EL RESPETO A LA PRESIDENTA
Siempre me he referido con todo respeto a la presidenta Dilma Rousseff. No se trata, empero, del juicio de conductas individuales sino institucionales. Al endosar la trama pueril de que hay un “golpe” y disponerse a abrigar en su gobierno a la persona sospechosa de despreciables actos de corrupción personal, la presidenta incurre en la duda de la obstrucción de justicia, cualquiera que haya sido su intención. Eso refuerza el sentimiento favorable a la apertura de una orden de impugnación del mandato en la cámara. Hay otros indicios referidos en la petición inicial para justificarla, además de las “pedaladas fiscales”. Abierto el proceso, las pruebas deben de ser juzgadas por el Senado.
Es amplio el capítulo de la constitución que enumera los delitos de responsabilidad. El proceso se lleva a cabo en el ámbito político y no estrictamente en el jurídico. El juicio en sí se da en el Congreso y no en los tribunales.
El simple cambio de gobierno no resolverá los problemas nacionales. Esto requiere una nueva visión
Para que se aprecien los argumentos probatorios de culpa, como los que pudieran llevar a la absolución, el juicio no puede ser meramente político ni estar basado en la falta de popularidad. De ahí la amplia defensa de las imputaciones penales. Y la decisión final le tocará al Senado bajo el mando del presidente del STF.
El simple cambio de gobierno no resolverá los problemas nacionales. Esto requiere una visión nueva, un cambio en las prácticas político-electorales, así como de las políticas económicas que nos llevaron a la recesión, al desempleo y la desilusión. Estas prácticas son resultado de la mala conducción del estado por la política de Da Silva y del Partido de los Trabajadores (el lulo-petismo).

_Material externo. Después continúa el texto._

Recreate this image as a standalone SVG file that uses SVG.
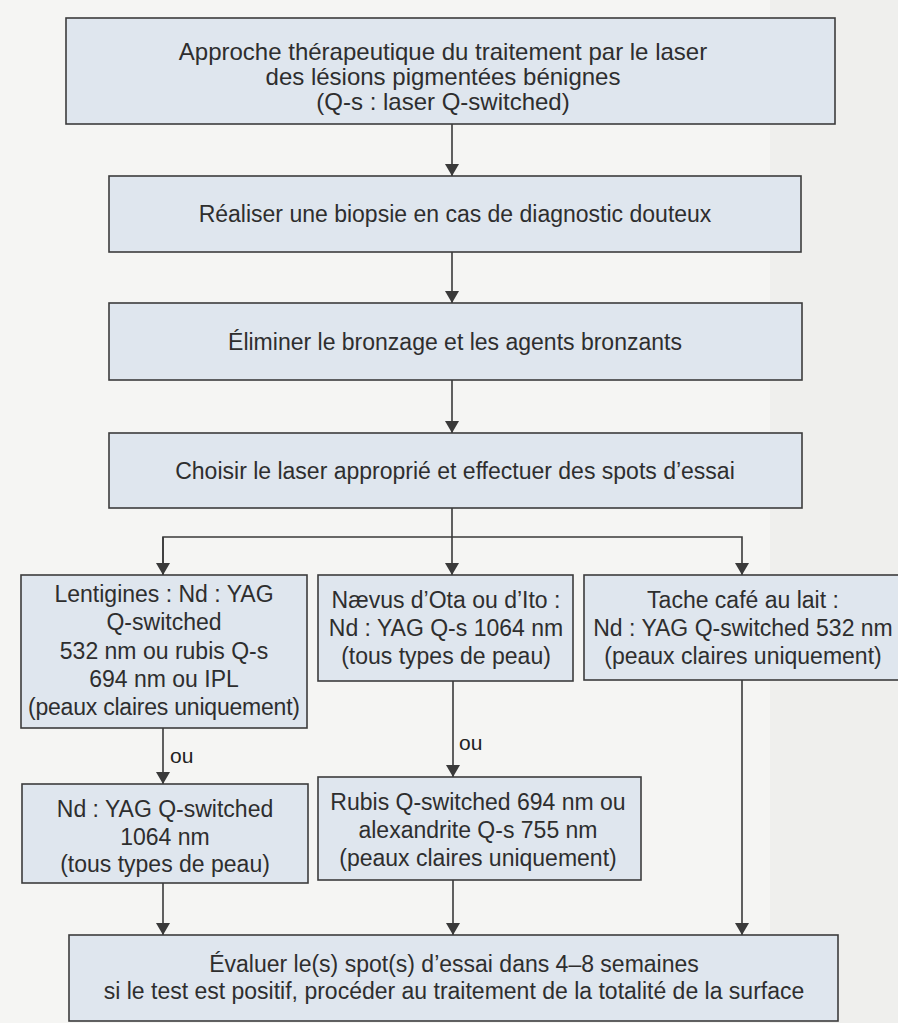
<svg xmlns="http://www.w3.org/2000/svg" width="898" height="1023" viewBox="0 0 898 1023">
<style>
.box{fill:#dfe6ee;stroke:#3c3c3c;stroke-width:1.6}
.t{font-family:"Liberation Sans",Arial,sans-serif;font-size:23px;fill:#2e2e2e;text-anchor:middle}
.big{font-size:24px}
.ou{font-family:"Liberation Sans",Arial,sans-serif;font-size:21px;fill:#222}
.c{stroke:#3a3a3a;stroke-width:1.6;fill:none}
</style>
<defs>
<marker id="ah" markerUnits="userSpaceOnUse" markerWidth="14" markerHeight="14" viewBox="0 0 12 14" refX="12" refY="7" orient="auto">
<path d="M0,0 L12,7 L0,14 z" fill="#3a3a3a"/>
</marker>
</defs>
<rect width="898" height="1023" fill="#f5f5f3"/>
<rect x="770" y="0" width="128" height="1023" fill="#efefed"/>

<g id="connectors">
<line class="c" x1="452" y1="124" x2="452" y2="176" marker-end="url(#ah)"/>
<line class="c" x1="452" y1="252" x2="452" y2="303" marker-end="url(#ah)"/>
<line class="c" x1="452" y1="380" x2="452" y2="433" marker-end="url(#ah)"/>
<polyline class="c" points="452,508 452,537"/>
<polyline class="c" points="163,575 163,537 742,537 742,575" marker-end="url(#ah)"/>
<line class="c" x1="163" y1="537" x2="163" y2="575" marker-end="url(#ah)"/>
<line class="c" x1="452" y1="537" x2="452" y2="575" marker-end="url(#ah)"/>
<line class="c" x1="163" y1="728" x2="163" y2="784" marker-end="url(#ah)"/>
<text class="ou" x="170" y="763">ou</text>
<line class="c" x1="453" y1="681" x2="453" y2="777" marker-end="url(#ah)"/>
<text class="ou" x="459" y="750">ou</text>
<line class="c" x1="163" y1="883" x2="163" y2="935" marker-end="url(#ah)"/>
<line class="c" x1="453" y1="880" x2="453" y2="935" marker-end="url(#ah)"/>
<line class="c" x1="742" y1="680" x2="742" y2="935" marker-end="url(#ah)"/>
</g>

<g id="n1">
<rect class="box" x="66" y="18" width="769" height="106"/>
<text class="t big" x="443" y="60">Approche thérapeutique du traitement par le laser</text>
<text class="t big" x="443" y="85">des lésions pigmentées bénignes</text>
<text class="t big" x="443" y="110">(Q-s : laser Q-switched)</text>
</g>
<g id="n2">
<rect class="box" x="109" y="176" width="692" height="76"/>
<text class="t" x="455" y="222">Réaliser une biopsie en cas de diagnostic douteux</text>
</g>
<g id="n3">
<rect class="box" x="109" y="303" width="693" height="77"/>
<text class="t" x="455" y="350">Éliminer le bronzage et les agents bronzants</text>
</g>
<g id="n4">
<rect class="box" x="109" y="433" width="693" height="75"/>
<text class="t" x="455" y="479">Choisir le laser approprié et effectuer des spots d’essai</text>
</g>
<g id="n5">
<rect class="box" x="21" y="575" width="286" height="153"/>
<text class="t" x="164" y="602">Lentigines : Nd : YAG</text>
<text class="t" x="164" y="630">Q-switched</text>
<text class="t" x="164" y="659">532 nm ou rubis Q-s</text>
<text class="t" x="164" y="687">694 nm ou IPL</text>
<text class="t" x="164" y="715" textLength="272">(peaux claires uniquement)</text>
</g>
<g id="n6">
<rect class="box" x="318" y="575" width="255" height="106"/>
<text class="t" x="446" y="608">Nævus d’Ota ou d’Ito :</text>
<text class="t" x="446" y="636">Nd : YAG Q-s 1064 nm</text>
<text class="t" x="446" y="664">(tous types de peau)</text>
</g>
<g id="n7">
<rect class="box" x="584" y="575" width="318" height="105"/>
<text class="t" x="743" y="608">Tache café au lait :</text>
<text class="t" x="743" y="636">Nd : YAG Q-switched 532 nm</text>
<text class="t" x="743" y="664">(peaux claires uniquement)</text>
</g>
<g id="n8">
<rect class="box" x="22" y="784" width="286" height="99"/>
<text class="t" x="165" y="817">Nd : YAG Q-switched</text>
<text class="t" x="165" y="845">1064 nm</text>
<text class="t" x="165" y="872">(tous types de peau)</text>
</g>
<g id="n9">
<rect class="box" x="318" y="777" width="323" height="103"/>
<text class="t" x="478" y="810">Rubis Q-switched 694 nm ou</text>
<text class="t" x="478" y="838">alexandrite Q-s 755 nm</text>
<text class="t" x="478" y="866">(peaux claires uniquement)</text>
</g>
<g id="n10">
<rect class="box" x="69" y="935" width="769" height="86"/>
<text class="t" x="454" y="972">Évaluer le(s) spot(s) d’essai dans 4–8 semaines</text>
<text class="t" x="454" y="999">si le test est positif, procéder au traitement de la totalité de la surface</text>
</g>
</svg>
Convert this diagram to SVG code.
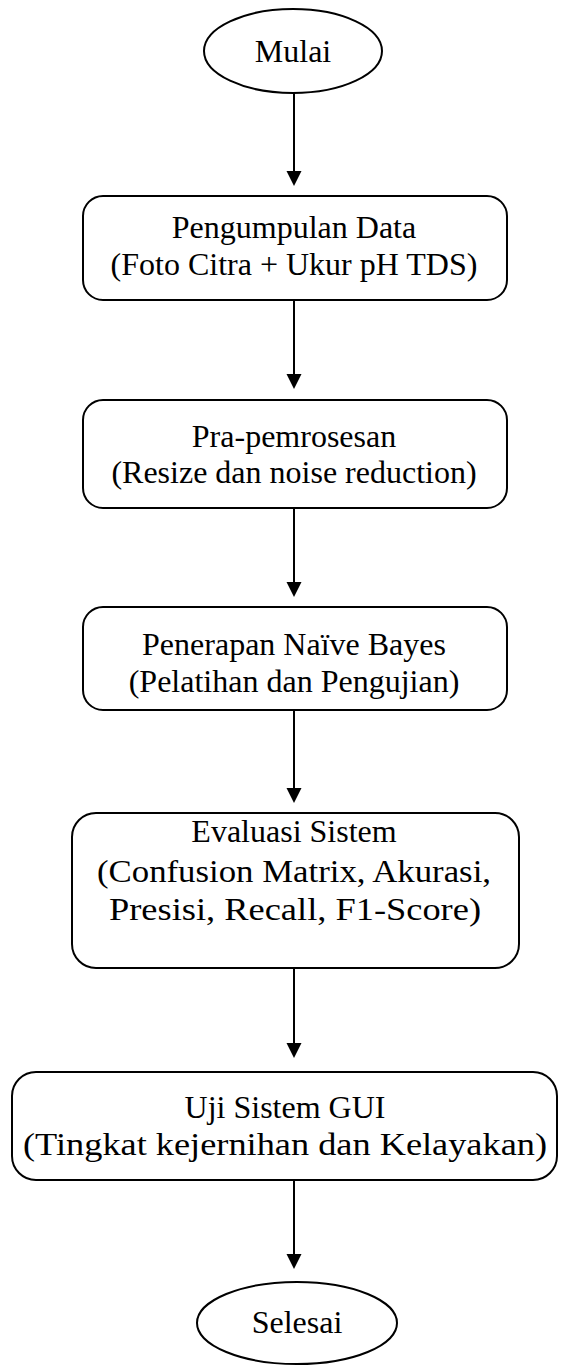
<svg xmlns="http://www.w3.org/2000/svg" width="569" height="1365" viewBox="0 0 569 1365">
<style>
.shape{fill:#fff;stroke:#000;stroke-width:2}
.t{font-family:"Liberation Serif","Times New Roman",serif;font-size:32px;fill:#000;text-anchor:middle}
.conn{stroke:#000;stroke-width:2;fill:none}
</style>
<defs>
<marker id="ah" markerUnits="userSpaceOnUse" markerWidth="16" markerHeight="16" refX="5" refY="8" orient="auto">
<path d="M0,0.5 L15,8 L0,15.5 z" fill="#000"/>
</marker>
</defs>
<rect width="569" height="1365" fill="#fff"/>
<g id="connectors">
<line class="conn" x1="294" y1="93" x2="294" y2="176" marker-end="url(#ah)"/>
<line class="conn" x1="294" y1="300" x2="294" y2="379" marker-end="url(#ah)"/>
<line class="conn" x1="294" y1="508" x2="294" y2="587" marker-end="url(#ah)"/>
<line class="conn" x1="294" y1="710" x2="294" y2="793" marker-end="url(#ah)"/>
<line class="conn" x1="294" y1="968" x2="294" y2="1048" marker-end="url(#ah)"/>
<line class="conn" x1="294" y1="1180" x2="294" y2="1259" marker-end="url(#ah)"/>
</g>
<g id="mulai">
<ellipse class="shape" cx="293" cy="51" rx="89" ry="42"/>
<text class="t" x="293" y="62">Mulai</text>
</g>
<g id="pengumpulan">
<rect class="shape" x="83" y="196" width="424" height="104" rx="20"/>
<text class="t" x="294" y="238">Pengumpulan Data</text>
<text class="t" x="294" y="275">(Foto Citra + Ukur pH TDS)</text>
</g>
<g id="prapemrosesan">
<rect class="shape" x="83" y="400" width="424" height="108" rx="20"/>
<text class="t" x="294" y="447">Pra-pemrosesan</text>
<text class="t" x="294" y="483">(Resize dan noise reduction)</text>
</g>
<g id="naivebayes">
<rect class="shape" x="83" y="607" width="424" height="103" rx="20"/>
<text class="t" x="294" y="655">Penerapan Naïve Bayes</text>
<text class="t" x="294" y="692">(Pelatihan dan Pengujian)</text>
</g>
<g id="evaluasi">
<rect class="shape" x="72" y="813" width="447" height="155" rx="24"/>
<text class="t" x="294" y="842">Evaluasi Sistem</text>
<text class="t" x="294" y="882" font-size="34" textLength="394" lengthAdjust="spacingAndGlyphs">(Confusion Matrix, Akurasi,</text>
<text class="t" x="295" y="920" font-size="35" textLength="372" lengthAdjust="spacingAndGlyphs">Presisi, Recall, F1-Score)</text>
</g>
<g id="ujigui">
<rect class="shape" x="12" y="1072" width="545" height="108" rx="24"/>
<text class="t" x="285" y="1118">Uji Sistem GUI</text>
<text class="t" x="285" y="1155" font-size="35" textLength="524" lengthAdjust="spacingAndGlyphs">(Tingkat kejernihan dan Kelayakan)</text>
</g>
<g id="selesai">
<ellipse class="shape" cx="297" cy="1323" rx="100" ry="41"/>
<text class="t" x="297" y="1333">Selesai</text>
</g>
</svg>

El poder democrático requiere la divergencia, el cotejo y el choque de opiniones, sometidos a la regla de que la mayoría decide los estancamientos, de que se respetan las leyes así como los derechos de las minorías y de los individuos. La corrupción del estado impide la comparación veraz y libre de las mayorías electorales que se forman gracias a los flujos financieros adquiridos gracias al latrocinio institucionalizado.
Podrían tener razón en lo abstracto quienes piden realizar ya elecciones generales. Pero, ¿cómo organizarlas ahora sin quebrar la constitución? La renuncia es un acto individual de voluntad que fue recibido con un rotundo ¡no! Debe de continuar el camino de anulación de las elecciones de 2014 por el Tribunal Supremo Electoral, pero su fallo podría ser objeto de recurso ante el STF, lo que retardaría su decisión.

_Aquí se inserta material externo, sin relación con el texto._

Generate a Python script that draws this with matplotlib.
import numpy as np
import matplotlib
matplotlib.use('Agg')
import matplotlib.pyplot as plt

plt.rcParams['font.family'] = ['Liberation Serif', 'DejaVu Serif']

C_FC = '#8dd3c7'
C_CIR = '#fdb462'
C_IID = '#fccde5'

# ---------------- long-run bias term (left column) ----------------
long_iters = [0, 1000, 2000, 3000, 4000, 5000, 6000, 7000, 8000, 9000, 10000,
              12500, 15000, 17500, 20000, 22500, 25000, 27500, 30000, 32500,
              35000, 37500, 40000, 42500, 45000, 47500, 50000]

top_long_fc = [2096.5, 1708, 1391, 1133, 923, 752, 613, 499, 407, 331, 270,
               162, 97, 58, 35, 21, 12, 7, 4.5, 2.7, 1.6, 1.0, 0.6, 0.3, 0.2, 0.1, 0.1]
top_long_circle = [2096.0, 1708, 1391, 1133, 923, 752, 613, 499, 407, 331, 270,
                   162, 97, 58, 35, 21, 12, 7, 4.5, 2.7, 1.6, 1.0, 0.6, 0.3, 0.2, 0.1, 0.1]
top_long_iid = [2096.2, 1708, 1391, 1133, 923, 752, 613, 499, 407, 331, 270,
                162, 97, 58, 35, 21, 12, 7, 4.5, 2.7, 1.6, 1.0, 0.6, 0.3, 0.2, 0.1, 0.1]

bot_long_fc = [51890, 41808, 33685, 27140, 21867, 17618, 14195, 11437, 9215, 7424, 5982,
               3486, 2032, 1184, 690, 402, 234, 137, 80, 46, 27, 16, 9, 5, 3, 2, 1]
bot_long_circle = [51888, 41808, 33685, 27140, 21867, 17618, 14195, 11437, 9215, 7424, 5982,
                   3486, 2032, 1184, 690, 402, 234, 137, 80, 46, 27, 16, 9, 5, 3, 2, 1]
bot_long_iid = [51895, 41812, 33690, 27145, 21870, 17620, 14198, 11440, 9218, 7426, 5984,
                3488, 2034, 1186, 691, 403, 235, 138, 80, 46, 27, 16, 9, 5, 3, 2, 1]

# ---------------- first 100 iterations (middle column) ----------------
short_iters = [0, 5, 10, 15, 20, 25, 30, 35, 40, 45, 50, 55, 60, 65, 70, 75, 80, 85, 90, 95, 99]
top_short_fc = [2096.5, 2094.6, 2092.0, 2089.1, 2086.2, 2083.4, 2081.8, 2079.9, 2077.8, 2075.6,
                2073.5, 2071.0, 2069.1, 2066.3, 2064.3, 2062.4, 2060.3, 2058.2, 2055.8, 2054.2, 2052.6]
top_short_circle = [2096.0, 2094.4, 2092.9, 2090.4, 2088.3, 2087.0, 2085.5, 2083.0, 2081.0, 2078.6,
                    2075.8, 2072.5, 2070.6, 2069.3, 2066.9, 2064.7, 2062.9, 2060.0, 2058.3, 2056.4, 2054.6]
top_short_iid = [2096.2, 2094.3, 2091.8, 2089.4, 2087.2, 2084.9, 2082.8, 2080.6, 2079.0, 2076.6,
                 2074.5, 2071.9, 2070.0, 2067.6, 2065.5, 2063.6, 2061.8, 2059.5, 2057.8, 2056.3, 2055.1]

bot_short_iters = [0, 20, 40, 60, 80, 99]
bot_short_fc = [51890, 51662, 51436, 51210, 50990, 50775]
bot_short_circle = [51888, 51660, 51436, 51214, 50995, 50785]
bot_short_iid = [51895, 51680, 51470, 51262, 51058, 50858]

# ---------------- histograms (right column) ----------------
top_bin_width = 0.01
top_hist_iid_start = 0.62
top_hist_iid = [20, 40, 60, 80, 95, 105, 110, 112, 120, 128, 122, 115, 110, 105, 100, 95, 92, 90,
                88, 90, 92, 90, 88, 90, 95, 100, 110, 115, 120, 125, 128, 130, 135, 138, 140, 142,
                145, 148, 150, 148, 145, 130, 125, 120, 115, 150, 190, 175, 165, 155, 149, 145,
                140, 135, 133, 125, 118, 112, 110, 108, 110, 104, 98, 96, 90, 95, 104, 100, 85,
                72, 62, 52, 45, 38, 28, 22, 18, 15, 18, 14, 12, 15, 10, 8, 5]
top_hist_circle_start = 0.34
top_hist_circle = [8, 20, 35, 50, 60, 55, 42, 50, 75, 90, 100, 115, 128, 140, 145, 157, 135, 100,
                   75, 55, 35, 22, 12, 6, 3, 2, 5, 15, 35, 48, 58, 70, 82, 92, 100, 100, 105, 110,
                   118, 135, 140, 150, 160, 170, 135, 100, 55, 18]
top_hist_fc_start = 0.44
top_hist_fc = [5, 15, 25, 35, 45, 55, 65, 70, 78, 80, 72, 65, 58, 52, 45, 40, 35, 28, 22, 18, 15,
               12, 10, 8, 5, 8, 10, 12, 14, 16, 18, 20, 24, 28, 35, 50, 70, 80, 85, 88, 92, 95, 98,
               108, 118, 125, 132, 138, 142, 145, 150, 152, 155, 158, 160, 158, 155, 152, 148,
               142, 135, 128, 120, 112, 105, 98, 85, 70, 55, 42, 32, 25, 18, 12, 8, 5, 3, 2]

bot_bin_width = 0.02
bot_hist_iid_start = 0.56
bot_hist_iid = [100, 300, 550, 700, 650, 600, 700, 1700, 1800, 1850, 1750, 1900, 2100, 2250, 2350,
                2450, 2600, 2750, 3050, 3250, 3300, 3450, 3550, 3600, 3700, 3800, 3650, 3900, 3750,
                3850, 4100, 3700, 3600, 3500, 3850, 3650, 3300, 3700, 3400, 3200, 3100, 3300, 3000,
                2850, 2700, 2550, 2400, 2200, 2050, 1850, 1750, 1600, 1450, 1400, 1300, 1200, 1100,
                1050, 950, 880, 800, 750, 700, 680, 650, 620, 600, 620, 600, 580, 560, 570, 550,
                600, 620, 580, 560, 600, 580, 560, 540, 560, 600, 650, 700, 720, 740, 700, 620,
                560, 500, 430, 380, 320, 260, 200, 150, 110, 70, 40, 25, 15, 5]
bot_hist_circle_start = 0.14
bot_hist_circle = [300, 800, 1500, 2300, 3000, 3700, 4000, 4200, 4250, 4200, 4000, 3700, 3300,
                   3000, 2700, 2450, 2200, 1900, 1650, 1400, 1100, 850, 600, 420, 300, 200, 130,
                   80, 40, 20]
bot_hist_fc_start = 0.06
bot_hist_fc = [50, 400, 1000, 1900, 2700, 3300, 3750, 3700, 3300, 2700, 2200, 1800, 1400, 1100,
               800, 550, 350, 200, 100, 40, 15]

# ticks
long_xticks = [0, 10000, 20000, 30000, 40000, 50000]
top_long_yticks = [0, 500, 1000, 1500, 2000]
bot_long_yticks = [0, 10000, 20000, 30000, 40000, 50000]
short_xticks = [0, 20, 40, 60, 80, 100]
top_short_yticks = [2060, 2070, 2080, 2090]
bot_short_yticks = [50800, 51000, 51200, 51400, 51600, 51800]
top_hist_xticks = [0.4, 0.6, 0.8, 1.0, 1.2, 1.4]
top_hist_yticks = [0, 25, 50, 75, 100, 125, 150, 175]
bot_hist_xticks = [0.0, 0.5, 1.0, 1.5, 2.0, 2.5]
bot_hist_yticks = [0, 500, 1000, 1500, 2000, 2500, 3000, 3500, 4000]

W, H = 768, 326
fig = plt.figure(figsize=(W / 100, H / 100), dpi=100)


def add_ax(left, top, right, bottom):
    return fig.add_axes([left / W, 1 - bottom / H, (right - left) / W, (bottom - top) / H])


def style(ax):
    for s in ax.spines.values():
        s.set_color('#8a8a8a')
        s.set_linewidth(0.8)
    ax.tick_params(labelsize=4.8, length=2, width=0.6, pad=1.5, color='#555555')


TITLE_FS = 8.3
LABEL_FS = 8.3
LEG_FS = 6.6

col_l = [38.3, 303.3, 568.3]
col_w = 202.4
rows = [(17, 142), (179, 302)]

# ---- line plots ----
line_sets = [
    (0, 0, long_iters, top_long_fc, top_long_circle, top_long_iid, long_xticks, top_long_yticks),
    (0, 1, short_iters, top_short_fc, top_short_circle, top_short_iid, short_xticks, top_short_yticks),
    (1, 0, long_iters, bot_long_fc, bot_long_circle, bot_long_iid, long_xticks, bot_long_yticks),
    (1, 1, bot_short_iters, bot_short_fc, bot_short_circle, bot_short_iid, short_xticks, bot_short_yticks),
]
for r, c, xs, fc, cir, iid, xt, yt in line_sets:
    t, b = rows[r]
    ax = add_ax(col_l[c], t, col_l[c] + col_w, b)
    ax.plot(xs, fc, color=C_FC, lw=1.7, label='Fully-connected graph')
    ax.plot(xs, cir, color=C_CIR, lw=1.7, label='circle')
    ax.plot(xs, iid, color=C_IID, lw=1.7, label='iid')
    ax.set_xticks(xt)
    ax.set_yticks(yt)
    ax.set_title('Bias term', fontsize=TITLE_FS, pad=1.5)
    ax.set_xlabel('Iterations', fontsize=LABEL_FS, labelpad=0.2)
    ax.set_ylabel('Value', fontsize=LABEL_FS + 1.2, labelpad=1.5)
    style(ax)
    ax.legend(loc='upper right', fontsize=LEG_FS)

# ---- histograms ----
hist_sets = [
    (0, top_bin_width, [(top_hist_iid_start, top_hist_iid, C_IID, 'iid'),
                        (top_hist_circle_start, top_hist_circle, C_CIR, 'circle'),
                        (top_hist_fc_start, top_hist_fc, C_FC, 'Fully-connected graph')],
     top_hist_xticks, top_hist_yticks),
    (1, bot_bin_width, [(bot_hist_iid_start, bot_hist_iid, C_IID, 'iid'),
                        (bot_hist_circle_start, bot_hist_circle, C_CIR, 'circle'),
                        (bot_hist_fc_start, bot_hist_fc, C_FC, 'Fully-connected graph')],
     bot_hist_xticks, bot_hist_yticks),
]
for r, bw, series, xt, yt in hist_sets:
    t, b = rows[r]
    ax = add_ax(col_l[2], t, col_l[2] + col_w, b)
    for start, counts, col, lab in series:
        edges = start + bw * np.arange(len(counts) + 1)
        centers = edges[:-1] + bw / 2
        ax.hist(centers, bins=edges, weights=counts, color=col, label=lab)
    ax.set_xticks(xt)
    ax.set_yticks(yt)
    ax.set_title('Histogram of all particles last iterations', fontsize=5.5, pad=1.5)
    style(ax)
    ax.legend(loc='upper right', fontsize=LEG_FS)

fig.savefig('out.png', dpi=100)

Si esto ocurriera en 2017, prevalecería el texto de la constitución que establece elecciones de presidente por el Congreso si el tiempo del mandato por completar fuera de dos años o menos. Si hubiera refutación apelando a la legislación infraconstitucional que define la elección indirecta solo en caso de que falten hasta seis meses para el término del gobierno en causa, de la misma manera cabría una demanda dilatoria ante el STF.
RECONSTRUIR EL FUTURO
La parálisis de la acción gubernamental y la marcha cruel de la crisis económica que desorganiza a la sociedad imponen que se empiece ya a reconstruir el futuro.

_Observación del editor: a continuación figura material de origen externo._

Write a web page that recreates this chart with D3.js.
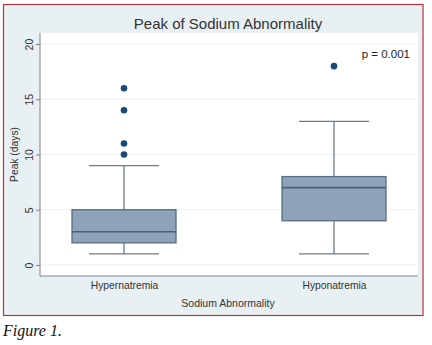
<!DOCTYPE html>
<html><head><meta charset="utf-8">
<script src="https://cdn.jsdelivr.net/npm/d3@7"></script>
<style>body{margin:0;background:#fff}svg{display:block}</style>
</head><body>
<script>
const categories = ["Hypernatremia", "Hyponatremia"];
const whiskLow = [1, 1];
const q1 = [2, 4];
const median = [3, 7];
const q3 = [5, 8];
const whiskHigh = [9, 13];
const outliers = [[10, 11, 14, 16], [18]];
const yTicks = [0, 5, 10, 15, 20];

const W = 432, H = 345;
const svg = d3.select("body").append("svg").attr("width", W).attr("height", H);
svg.append("rect").attr("width", W).attr("height", H).attr("fill", "#fff");
// outer frame
svg.append("rect").attr("x", 3.5).attr("y", 4.5).attr("width", 419.5).attr("height", 311)
  .attr("fill", "#e9f0f4").attr("stroke", "#b8333a").attr("stroke-width", 1.2);

const L = 40, R = 418, T = 33, B = 276;
svg.append("rect").attr("x", L).attr("y", T).attr("width", R - L).attr("height", B - T).attr("fill", "#ffffff");

const x = d3.scalePoint().domain(categories).range([L, R]).padding(0.4);
const y = d3.scaleLinear().domain([-1, 21]).range([B, T]);

// gridlines
svg.append("g").selectAll("line").data(yTicks).join("line")
  .attr("x1", L).attr("x2", R).attr("y1", d => y(d)).attr("y2", d => y(d))
  .attr("stroke", "#eaf0f3").attr("stroke-width", 1);

const font = "Arial, Liberation Sans, sans-serif";
// axes
const yAxis = svg.append("g").attr("transform", `translate(${L},0)`)
  .call(d3.axisLeft(y).tickValues(yTicks).tickSize(4).tickPadding(3));
yAxis.select(".domain").attr("stroke", "#7d848c").attr("d", `M0,${T}V${B}`);
yAxis.selectAll(".tick line").attr("stroke", "#7d848c");
yAxis.selectAll(".tick text").attr("font-family", font)
  .attr("font-size", 10.5).attr("fill", "#333")
  .attr("transform", "rotate(-90)").attr("x", 0).attr("y", -7.5).attr("dy", "0")
  .attr("text-anchor", "middle");

const xAxis = svg.append("g").attr("transform", `translate(0,${B})`)
  .call(d3.axisBottom(x).tickSize(0).tickPadding(6));
xAxis.select(".domain").attr("stroke", "#7d848c").attr("d", `M${L},0H${R}`);
xAxis.selectAll(".tick text").attr("font-family", font)
  .attr("font-size", 10.3).attr("fill", "#333");

// boxes
const boxW = 104, capW = 70;
const g = svg.append("g");
categories.forEach((c, i) => {
  const cx = x(c);
  const stroke = "#6c7b8c";
  g.append("line").attr("x1", cx).attr("x2", cx).attr("y1", y(whiskLow[i])).attr("y2", y(q1[i]))
    .attr("stroke", stroke).attr("stroke-width", 1.3);
  g.append("line").attr("x1", cx).attr("x2", cx).attr("y1", y(q3[i])).attr("y2", y(whiskHigh[i]))
    .attr("stroke", stroke).attr("stroke-width", 1.3);
  [whiskLow[i], whiskHigh[i]].forEach(v => g.append("line")
    .attr("x1", cx - capW / 2).attr("x2", cx + capW / 2).attr("y1", y(v)).attr("y2", y(v))
    .attr("stroke", stroke).attr("stroke-width", 1.3));
  g.append("rect").attr("x", cx - boxW / 2).attr("width", boxW)
    .attr("y", y(q3[i])).attr("height", y(q1[i]) - y(q3[i]))
    .attr("fill", "#8ea2b8").attr("stroke", "#596d85").attr("stroke-width", 1.3);
  g.append("line").attr("x1", cx - boxW / 2).attr("x2", cx + boxW / 2)
    .attr("y1", y(median[i])).attr("y2", y(median[i]))
    .attr("stroke", "#4e6079").attr("stroke-width", 1.6);
  g.selectAll(null).data(outliers[i]).join("circle")
    .attr("cx", cx).attr("cy", d => y(d)).attr("r", 3.3).attr("fill", "#1b4a78");
});

svg.append("text").attr("x", 228).attr("y", 29).attr("text-anchor", "middle")
  .attr("font-family", font).attr("font-size", 15).attr("fill", "#333").text("Peak of Sodium Abnormality");
svg.append("text").attr("x", 410).attr("y", 58).attr("text-anchor", "end")
  .attr("font-family", font).attr("font-size", 11.5).attr("fill", "#222").text("p = 0.001");
svg.append("text").attr("transform", `translate(18,${(T + B) / 2}) rotate(-90)`).attr("text-anchor", "middle")
  .attr("font-family", font).attr("font-size", 10.3).attr("fill", "#333").text("Peak (days)");
svg.append("text").attr("x", 228).attr("y", 307).attr("text-anchor", "middle")
  .attr("font-family", font).attr("font-size", 10.5).attr("fill", "#333").text("Sodium Abnormality");
svg.append("text").attr("x", 3).attr("y", 336)
  .attr("font-family", "Liberation Serif, DejaVu Serif, serif").attr("font-style", "italic")
  .attr("font-size", 16).attr("fill", "#111").text("Figure 1.");
</script>
</body></html>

¿Habrá líderes capaces de tal proeza? Solo el tiempo lo dirá.
Para eso necesitaremos de un mínimo de consenso entre las fuerzas y dirigencias sociales y políticas, incluso las dominantes hasta ahora, apartando a quienes tengan compromisos personales con las fechorías que arruinaron al pueblo, a las empresas y al estado.
Ningún compromiso para el futuro que esté basado en el amordazamiento de las investigaciones (sus eventuales excesos deberán ser corregidos mediante decisiones del STF) será capaz de reactivar lo que es esencial para nuestro mañana: la competencia en la conducción del estado, la confianza y el apoyo de la sociedad. Sin maniqueísmos, sin mesianismos ni pretensiones hegemónicas.